*Given request*:
Check the listing below line by line and report how many lines hold "this", with no other words.

— Start —

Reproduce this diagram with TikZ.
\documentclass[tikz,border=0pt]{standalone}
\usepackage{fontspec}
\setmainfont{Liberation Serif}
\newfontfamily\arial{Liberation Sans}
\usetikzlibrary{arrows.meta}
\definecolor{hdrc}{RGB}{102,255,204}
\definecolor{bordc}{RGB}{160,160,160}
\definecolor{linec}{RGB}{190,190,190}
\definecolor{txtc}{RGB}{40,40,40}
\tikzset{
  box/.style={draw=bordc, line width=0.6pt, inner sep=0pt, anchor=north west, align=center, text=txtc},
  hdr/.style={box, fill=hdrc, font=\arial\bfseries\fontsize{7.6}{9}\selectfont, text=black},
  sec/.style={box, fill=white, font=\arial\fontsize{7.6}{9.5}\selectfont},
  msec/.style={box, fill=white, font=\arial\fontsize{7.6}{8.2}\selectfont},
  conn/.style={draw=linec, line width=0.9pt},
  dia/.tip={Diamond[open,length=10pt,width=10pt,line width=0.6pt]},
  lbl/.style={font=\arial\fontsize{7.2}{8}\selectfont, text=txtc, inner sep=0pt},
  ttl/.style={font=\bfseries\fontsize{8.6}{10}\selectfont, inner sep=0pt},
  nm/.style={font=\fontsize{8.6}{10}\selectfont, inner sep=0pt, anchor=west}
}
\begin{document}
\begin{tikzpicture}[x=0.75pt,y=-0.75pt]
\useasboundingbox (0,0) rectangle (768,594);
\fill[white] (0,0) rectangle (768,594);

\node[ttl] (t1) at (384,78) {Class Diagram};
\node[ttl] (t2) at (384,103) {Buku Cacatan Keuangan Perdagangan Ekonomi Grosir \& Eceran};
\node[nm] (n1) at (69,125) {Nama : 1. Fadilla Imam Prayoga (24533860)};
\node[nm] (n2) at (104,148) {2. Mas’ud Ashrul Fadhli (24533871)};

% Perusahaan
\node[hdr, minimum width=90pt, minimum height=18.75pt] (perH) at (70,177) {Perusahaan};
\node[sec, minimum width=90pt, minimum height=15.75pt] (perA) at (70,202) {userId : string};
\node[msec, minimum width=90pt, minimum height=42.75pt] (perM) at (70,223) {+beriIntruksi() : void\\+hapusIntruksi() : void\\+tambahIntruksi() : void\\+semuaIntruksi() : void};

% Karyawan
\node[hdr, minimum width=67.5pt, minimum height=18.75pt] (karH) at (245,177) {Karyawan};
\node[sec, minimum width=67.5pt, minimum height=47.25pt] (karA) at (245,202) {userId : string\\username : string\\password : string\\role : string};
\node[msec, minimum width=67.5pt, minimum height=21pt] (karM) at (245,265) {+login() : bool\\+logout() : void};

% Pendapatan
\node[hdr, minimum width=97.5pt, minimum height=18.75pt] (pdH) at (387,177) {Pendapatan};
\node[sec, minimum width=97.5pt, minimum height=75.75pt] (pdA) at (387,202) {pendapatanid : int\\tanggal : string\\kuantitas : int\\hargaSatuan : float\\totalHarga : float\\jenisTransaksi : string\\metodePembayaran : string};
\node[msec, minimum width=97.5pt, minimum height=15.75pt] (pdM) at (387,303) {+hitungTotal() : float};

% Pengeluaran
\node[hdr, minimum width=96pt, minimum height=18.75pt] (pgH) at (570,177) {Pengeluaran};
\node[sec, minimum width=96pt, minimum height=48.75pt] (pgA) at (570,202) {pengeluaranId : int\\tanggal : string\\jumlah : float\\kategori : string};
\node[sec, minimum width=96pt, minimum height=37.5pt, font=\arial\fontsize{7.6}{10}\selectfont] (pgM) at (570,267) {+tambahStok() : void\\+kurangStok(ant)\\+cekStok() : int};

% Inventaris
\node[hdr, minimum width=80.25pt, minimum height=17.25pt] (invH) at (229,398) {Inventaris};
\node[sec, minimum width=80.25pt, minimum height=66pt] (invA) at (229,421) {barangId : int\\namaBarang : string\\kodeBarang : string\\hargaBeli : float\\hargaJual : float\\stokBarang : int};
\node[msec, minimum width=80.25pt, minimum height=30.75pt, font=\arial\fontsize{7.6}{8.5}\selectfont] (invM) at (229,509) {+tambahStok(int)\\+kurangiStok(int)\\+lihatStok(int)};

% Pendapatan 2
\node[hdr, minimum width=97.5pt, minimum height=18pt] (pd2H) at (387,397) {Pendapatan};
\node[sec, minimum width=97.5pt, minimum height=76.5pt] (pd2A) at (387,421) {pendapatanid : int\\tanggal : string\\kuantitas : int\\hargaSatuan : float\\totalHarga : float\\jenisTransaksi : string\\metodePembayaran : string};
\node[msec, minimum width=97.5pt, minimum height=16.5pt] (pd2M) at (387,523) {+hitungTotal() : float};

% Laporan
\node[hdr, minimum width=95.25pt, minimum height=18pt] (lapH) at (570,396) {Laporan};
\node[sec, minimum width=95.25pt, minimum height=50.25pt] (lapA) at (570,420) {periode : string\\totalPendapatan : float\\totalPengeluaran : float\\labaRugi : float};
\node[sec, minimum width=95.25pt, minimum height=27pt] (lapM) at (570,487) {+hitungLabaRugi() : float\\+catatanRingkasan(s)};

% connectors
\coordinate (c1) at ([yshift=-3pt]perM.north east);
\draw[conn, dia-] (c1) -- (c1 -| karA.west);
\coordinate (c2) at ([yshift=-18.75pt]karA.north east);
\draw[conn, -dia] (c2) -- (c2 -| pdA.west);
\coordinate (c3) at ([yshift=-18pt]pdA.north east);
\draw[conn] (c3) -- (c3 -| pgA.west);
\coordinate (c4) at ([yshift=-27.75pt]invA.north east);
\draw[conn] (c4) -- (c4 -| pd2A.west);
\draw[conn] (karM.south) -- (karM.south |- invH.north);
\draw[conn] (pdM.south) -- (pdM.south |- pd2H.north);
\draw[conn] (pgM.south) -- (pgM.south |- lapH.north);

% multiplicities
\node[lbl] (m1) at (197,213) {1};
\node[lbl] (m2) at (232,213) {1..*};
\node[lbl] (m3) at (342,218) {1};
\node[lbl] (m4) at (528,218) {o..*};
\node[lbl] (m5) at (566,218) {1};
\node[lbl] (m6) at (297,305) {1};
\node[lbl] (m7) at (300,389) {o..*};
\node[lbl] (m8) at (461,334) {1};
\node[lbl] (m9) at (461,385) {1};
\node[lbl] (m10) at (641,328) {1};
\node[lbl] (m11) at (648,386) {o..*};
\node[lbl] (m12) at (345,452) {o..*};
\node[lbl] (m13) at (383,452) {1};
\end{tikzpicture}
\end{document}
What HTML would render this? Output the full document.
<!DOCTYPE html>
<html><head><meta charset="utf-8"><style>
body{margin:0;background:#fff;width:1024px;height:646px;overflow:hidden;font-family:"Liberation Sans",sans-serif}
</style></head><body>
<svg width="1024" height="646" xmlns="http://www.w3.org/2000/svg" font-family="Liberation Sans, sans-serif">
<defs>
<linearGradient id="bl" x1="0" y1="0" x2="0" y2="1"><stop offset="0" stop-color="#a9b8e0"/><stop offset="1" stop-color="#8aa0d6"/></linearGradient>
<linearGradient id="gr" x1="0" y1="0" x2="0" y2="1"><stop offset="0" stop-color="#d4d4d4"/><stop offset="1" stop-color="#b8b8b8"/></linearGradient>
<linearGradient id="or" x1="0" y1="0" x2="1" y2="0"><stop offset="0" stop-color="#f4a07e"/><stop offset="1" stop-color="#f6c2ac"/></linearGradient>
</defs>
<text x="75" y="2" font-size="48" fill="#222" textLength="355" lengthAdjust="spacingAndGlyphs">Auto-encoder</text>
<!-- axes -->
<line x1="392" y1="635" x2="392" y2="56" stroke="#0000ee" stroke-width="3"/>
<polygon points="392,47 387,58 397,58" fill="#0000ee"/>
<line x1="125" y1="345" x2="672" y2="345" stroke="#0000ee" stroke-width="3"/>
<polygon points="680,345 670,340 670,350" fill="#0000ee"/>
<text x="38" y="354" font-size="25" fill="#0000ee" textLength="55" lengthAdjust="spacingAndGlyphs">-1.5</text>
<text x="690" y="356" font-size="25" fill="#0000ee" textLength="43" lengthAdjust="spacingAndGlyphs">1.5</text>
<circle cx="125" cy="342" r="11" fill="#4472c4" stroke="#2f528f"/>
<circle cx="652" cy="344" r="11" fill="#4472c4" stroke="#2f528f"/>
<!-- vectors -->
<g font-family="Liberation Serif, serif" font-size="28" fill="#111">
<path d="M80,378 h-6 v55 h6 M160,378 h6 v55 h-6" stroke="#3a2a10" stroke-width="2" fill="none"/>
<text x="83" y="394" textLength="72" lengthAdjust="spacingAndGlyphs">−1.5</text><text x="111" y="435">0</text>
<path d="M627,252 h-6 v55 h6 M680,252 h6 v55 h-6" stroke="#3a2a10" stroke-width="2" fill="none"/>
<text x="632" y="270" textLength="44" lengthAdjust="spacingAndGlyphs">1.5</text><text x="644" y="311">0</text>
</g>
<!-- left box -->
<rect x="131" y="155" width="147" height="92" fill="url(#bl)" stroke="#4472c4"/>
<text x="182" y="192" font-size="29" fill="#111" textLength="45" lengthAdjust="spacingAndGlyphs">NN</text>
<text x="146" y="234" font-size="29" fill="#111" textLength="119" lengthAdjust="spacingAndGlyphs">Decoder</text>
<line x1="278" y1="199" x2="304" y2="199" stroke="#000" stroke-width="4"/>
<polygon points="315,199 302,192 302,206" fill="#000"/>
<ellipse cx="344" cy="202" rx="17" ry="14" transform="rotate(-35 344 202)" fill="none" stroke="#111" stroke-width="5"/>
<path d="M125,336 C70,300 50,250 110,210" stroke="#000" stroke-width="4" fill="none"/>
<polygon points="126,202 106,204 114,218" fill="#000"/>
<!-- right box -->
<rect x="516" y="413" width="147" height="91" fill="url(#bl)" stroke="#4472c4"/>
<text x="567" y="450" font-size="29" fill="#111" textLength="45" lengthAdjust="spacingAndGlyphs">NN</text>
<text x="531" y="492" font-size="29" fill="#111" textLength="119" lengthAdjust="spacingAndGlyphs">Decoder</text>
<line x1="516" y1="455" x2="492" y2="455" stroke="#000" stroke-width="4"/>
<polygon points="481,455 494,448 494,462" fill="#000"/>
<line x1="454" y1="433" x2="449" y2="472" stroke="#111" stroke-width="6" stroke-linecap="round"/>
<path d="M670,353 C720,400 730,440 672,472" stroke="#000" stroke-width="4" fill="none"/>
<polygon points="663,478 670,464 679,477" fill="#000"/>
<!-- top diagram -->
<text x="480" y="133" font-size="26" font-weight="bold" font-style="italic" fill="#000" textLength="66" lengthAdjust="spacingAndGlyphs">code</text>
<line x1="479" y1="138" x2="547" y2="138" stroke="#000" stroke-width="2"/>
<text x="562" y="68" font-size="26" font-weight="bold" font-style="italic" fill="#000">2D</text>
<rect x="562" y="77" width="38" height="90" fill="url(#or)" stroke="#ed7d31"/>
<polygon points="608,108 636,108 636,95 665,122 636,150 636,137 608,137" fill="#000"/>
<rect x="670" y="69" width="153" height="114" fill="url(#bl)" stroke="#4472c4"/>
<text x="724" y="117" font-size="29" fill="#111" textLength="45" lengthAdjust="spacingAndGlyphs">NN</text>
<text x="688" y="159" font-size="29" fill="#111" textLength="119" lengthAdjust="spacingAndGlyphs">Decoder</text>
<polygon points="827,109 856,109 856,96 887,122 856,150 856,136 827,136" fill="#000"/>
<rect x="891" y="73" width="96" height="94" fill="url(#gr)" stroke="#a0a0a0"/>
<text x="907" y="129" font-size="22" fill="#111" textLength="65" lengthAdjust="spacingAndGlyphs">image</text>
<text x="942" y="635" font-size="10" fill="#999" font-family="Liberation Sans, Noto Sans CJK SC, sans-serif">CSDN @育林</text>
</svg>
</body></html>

— End —

*Reply to the task*:
2